──────── Data lines ────────

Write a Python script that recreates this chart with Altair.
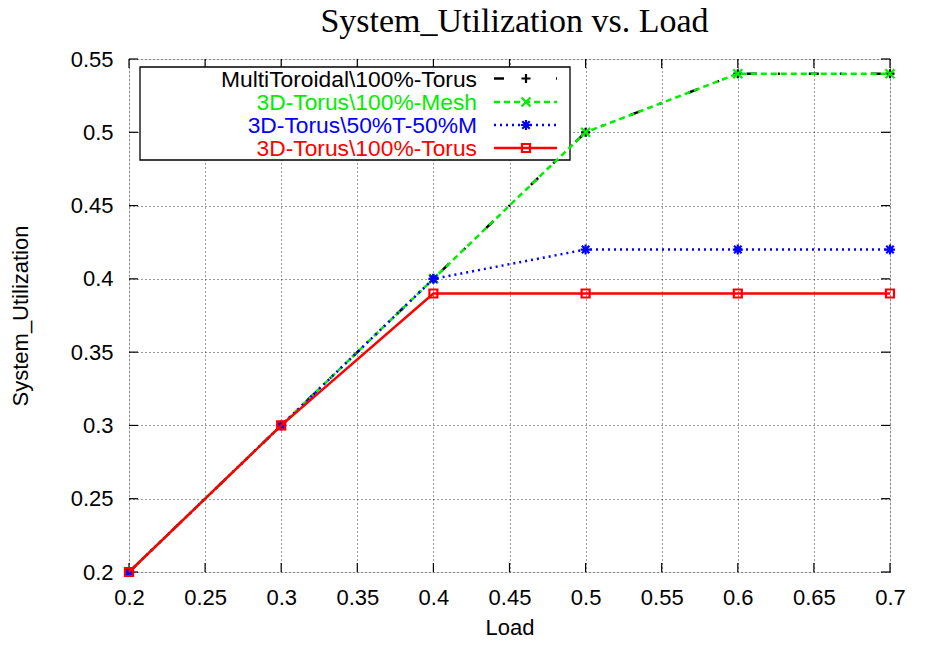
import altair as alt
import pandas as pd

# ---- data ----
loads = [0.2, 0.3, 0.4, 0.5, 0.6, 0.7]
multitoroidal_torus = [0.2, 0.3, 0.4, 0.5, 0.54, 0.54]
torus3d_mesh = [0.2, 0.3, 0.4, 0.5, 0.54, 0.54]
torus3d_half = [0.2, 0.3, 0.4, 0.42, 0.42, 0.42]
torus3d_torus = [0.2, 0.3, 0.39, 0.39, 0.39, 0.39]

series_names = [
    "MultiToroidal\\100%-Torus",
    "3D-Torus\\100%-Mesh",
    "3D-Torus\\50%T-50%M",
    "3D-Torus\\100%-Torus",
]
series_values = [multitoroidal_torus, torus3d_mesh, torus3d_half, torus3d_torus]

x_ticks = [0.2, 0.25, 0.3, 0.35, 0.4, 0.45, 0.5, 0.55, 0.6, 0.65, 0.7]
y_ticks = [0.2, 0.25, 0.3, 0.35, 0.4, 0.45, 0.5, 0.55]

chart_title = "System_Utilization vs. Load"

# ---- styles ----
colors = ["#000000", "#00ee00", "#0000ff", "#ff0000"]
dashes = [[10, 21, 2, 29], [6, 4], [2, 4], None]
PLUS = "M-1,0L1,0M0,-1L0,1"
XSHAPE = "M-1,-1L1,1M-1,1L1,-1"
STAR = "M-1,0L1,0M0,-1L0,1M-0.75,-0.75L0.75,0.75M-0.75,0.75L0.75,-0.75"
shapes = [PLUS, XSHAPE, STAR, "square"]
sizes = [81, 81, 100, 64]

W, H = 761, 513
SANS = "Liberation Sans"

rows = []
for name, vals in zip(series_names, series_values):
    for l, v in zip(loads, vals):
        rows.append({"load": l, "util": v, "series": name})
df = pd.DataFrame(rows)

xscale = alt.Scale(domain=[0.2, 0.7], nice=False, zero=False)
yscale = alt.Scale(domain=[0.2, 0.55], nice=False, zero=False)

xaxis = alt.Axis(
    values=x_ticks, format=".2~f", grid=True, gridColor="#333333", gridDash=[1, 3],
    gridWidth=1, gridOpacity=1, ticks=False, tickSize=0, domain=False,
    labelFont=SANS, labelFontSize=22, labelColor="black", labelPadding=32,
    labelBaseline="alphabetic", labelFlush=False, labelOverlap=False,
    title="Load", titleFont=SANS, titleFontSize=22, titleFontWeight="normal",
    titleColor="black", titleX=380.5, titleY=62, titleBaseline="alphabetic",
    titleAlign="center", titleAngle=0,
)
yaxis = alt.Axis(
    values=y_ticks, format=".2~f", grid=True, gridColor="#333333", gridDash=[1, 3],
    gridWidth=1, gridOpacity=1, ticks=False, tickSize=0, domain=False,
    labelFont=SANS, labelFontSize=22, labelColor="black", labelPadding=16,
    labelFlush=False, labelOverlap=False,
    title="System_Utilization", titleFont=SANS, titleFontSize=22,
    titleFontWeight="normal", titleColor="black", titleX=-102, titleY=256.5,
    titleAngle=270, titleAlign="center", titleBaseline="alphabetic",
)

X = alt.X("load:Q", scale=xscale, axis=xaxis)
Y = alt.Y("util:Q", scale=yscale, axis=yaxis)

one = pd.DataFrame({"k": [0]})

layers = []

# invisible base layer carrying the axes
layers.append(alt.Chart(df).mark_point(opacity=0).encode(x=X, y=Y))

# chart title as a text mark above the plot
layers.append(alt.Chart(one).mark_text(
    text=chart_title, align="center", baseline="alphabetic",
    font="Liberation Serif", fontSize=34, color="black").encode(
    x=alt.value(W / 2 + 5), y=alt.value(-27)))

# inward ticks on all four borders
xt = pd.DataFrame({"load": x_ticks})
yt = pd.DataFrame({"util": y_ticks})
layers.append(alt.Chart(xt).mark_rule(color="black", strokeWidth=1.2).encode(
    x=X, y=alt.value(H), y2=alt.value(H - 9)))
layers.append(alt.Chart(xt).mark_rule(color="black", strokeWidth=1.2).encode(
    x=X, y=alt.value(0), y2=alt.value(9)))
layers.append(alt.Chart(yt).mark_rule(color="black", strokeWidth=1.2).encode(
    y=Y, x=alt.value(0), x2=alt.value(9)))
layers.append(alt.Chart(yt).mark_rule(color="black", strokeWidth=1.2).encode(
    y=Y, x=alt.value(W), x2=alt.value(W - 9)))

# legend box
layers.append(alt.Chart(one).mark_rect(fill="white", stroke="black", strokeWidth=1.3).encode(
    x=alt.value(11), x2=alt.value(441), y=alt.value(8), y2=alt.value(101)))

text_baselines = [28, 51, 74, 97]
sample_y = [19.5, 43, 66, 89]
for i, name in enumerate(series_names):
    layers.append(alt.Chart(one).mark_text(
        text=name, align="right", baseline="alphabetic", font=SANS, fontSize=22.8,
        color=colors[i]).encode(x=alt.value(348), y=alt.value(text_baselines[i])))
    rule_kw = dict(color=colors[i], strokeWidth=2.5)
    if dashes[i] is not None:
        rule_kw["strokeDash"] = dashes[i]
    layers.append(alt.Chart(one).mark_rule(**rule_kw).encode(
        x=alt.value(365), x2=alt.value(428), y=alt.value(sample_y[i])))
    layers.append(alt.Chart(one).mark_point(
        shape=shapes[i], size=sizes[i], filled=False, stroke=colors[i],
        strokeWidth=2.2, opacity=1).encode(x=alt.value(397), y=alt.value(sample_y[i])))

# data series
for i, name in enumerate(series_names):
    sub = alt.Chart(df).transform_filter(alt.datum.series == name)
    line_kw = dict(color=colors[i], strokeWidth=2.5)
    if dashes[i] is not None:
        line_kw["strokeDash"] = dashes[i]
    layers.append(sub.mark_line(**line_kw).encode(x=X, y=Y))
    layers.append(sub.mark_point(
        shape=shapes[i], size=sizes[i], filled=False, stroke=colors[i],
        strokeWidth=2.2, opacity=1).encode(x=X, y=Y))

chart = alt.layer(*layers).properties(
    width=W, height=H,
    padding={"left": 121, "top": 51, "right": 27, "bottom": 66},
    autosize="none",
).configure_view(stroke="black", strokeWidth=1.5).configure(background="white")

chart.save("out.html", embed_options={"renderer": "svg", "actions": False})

────────

- Your task -
Reproduce the whole listing exactly, but not the images in it.

- Final result -
Write a Python script that recreates this chart with Altair.
import altair as alt
import pandas as pd

# ---- data ----
loads = [0.2, 0.3, 0.4, 0.5, 0.6, 0.7]
multitoroidal_torus = [0.2, 0.3, 0.4, 0.5, 0.54, 0.54]
torus3d_mesh = [0.2, 0.3, 0.4, 0.5, 0.54, 0.54]
torus3d_half = [0.2, 0.3, 0.4, 0.42, 0.42, 0.42]
torus3d_torus = [0.2, 0.3, 0.39, 0.39, 0.39, 0.39]

series_names = [
    "MultiToroidal\\100%-Torus",
    "3D-Torus\\100%-Mesh",
    "3D-Torus\\50%T-50%M",
    "3D-Torus\\100%-Torus",
]
series_values = [multitoroidal_torus, torus3d_mesh, torus3d_half, torus3d_torus]

x_ticks = [0.2, 0.25, 0.3, 0.35, 0.4, 0.45, 0.5, 0.55, 0.6, 0.65, 0.7]
y_ticks = [0.2, 0.25, 0.3, 0.35, 0.4, 0.45, 0.5, 0.55]

chart_title = "System_Utilization vs. Load"

# ---- styles ----
colors = ["#000000", "#00ee00", "#0000ff", "#ff0000"]
dashes = [[10, 21, 2, 29], [6, 4], [2, 4], None]
PLUS = "M-1,0L1,0M0,-1L0,1"
XSHAPE = "M-1,-1L1,1M-1,1L1,-1"
STAR = "M-1,0L1,0M0,-1L0,1M-0.75,-0.75L0.75,0.75M-0.75,0.75L0.75,-0.75"
shapes = [PLUS, XSHAPE, STAR, "square"]
sizes = [81, 81, 100, 64]

W, H = 761, 513
SANS = "Liberation Sans"

rows = []
for name, vals in zip(series_names, series_values):
    for l, v in zip(loads, vals):
        rows.append({"load": l, "util": v, "series": name})
df = pd.DataFrame(rows)

xscale = alt.Scale(domain=[0.2, 0.7], nice=False, zero=False)
yscale = alt.Scale(domain=[0.2, 0.55], nice=False, zero=False)

xaxis = alt.Axis(
    values=x_ticks, format=".2~f", grid=True, gridColor="#333333", gridDash=[1, 3],
    gridWidth=1, gridOpacity=1, ticks=False, tickSize=0, domain=False,
    labelFont=SANS, labelFontSize=22, labelColor="black", labelPadding=32,
    labelBaseline="alphabetic", labelFlush=False, labelOverlap=False,
    title="Load", titleFont=SANS, titleFontSize=22, titleFontWeight="normal",
    titleColor="black", titleX=380.5, titleY=62, titleBaseline="alphabetic",
    titleAlign="center", titleAngle=0,
)
yaxis = alt.Axis(
    values=y_ticks, format=".2~f", grid=True, gridColor="#333333", gridDash=[1, 3],
    gridWidth=1, gridOpacity=1, ticks=False, tickSize=0, domain=False,
    labelFont=SANS, labelFontSize=22, labelColor="black", labelPadding=16,
    labelFlush=False, labelOverlap=False,
    title="System_Utilization", titleFont=SANS, titleFontSize=22,
    titleFontWeight="normal", titleColor="black", titleX=-102, titleY=256.5,
    titleAngle=270, titleAlign="center", titleBaseline="alphabetic",
)

X = alt.X("load:Q", scale=xscale, axis=xaxis)
Y = alt.Y("util:Q", scale=yscale, axis=yaxis)

one = pd.DataFrame({"k": [0]})

layers = []

# invisible base layer carrying the axes
layers.append(alt.Chart(df).mark_point(opacity=0).encode(x=X, y=Y))

# chart title as a text mark above the plot
layers.append(alt.Chart(one).mark_text(
    text=chart_title, align="center", baseline="alphabetic",
    font="Liberation Serif", fontSize=34, color="black").encode(
    x=alt.value(W / 2 + 5), y=alt.value(-27)))

# inward ticks on all four borders
xt = pd.DataFrame({"load": x_ticks})
yt = pd.DataFrame({"util": y_ticks})
layers.append(alt.Chart(xt).mark_rule(color="black", strokeWidth=1.2).encode(
    x=X, y=alt.value(H), y2=alt.value(H - 9)))
layers.append(alt.Chart(xt).mark_rule(color="black", strokeWidth=1.2).encode(
    x=X, y=alt.value(0), y2=alt.value(9)))
layers.append(alt.Chart(yt).mark_rule(color="black", strokeWidth=1.2).encode(
    y=Y, x=alt.value(0), x2=alt.value(9)))
layers.append(alt.Chart(yt).mark_rule(color="black", strokeWidth=1.2).encode(
    y=Y, x=alt.value(W), x2=alt.value(W - 9)))

# legend box
layers.append(alt.Chart(one).mark_rect(fill="white", stroke="black", strokeWidth=1.3).encode(
    x=alt.value(11), x2=alt.value(441), y=alt.value(8), y2=alt.value(101)))

text_baselines = [28, 51, 74, 97]
sample_y = [19.5, 43, 66, 89]
for i, name in enumerate(series_names):
    layers.append(alt.Chart(one).mark_text(
        text=name, align="right", baseline="alphabetic", font=SANS, fontSize=22.8,
        color=colors[i]).encode(x=alt.value(348), y=alt.value(text_baselines[i])))
    rule_kw = dict(color=colors[i], strokeWidth=2.5)
    if dashes[i] is not None:
        rule_kw["strokeDash"] = dashes[i]
    layers.append(alt.Chart(one).mark_rule(**rule_kw).encode(
        x=alt.value(365), x2=alt.value(428), y=alt.value(sample_y[i])))
    layers.append(alt.Chart(one).mark_point(
        shape=shapes[i], size=sizes[i], filled=False, stroke=colors[i],
        strokeWidth=2.2, opacity=1).encode(x=alt.value(397), y=alt.value(sample_y[i])))

# data series
for i, name in enumerate(series_names):
    sub = alt.Chart(df).transform_filter(alt.datum.series == name)
    line_kw = dict(color=colors[i], strokeWidth=2.5)
    if dashes[i] is not None:
        line_kw["strokeDash"] = dashes[i]
    layers.append(sub.mark_line(**line_kw).encode(x=X, y=Y))
    layers.append(sub.mark_point(
        shape=shapes[i], size=sizes[i], filled=False, stroke=colors[i],
        strokeWidth=2.2, opacity=1).encode(x=X, y=Y))

chart = alt.layer(*layers).properties(
    width=W, height=H,
    padding={"left": 121, "top": 51, "right": 27, "bottom": 66},
    autosize="none",
).configure_view(stroke="black", strokeWidth=1.5).configure(background="white")

chart.save("out.html", embed_options={"renderer": "svg", "actions": False})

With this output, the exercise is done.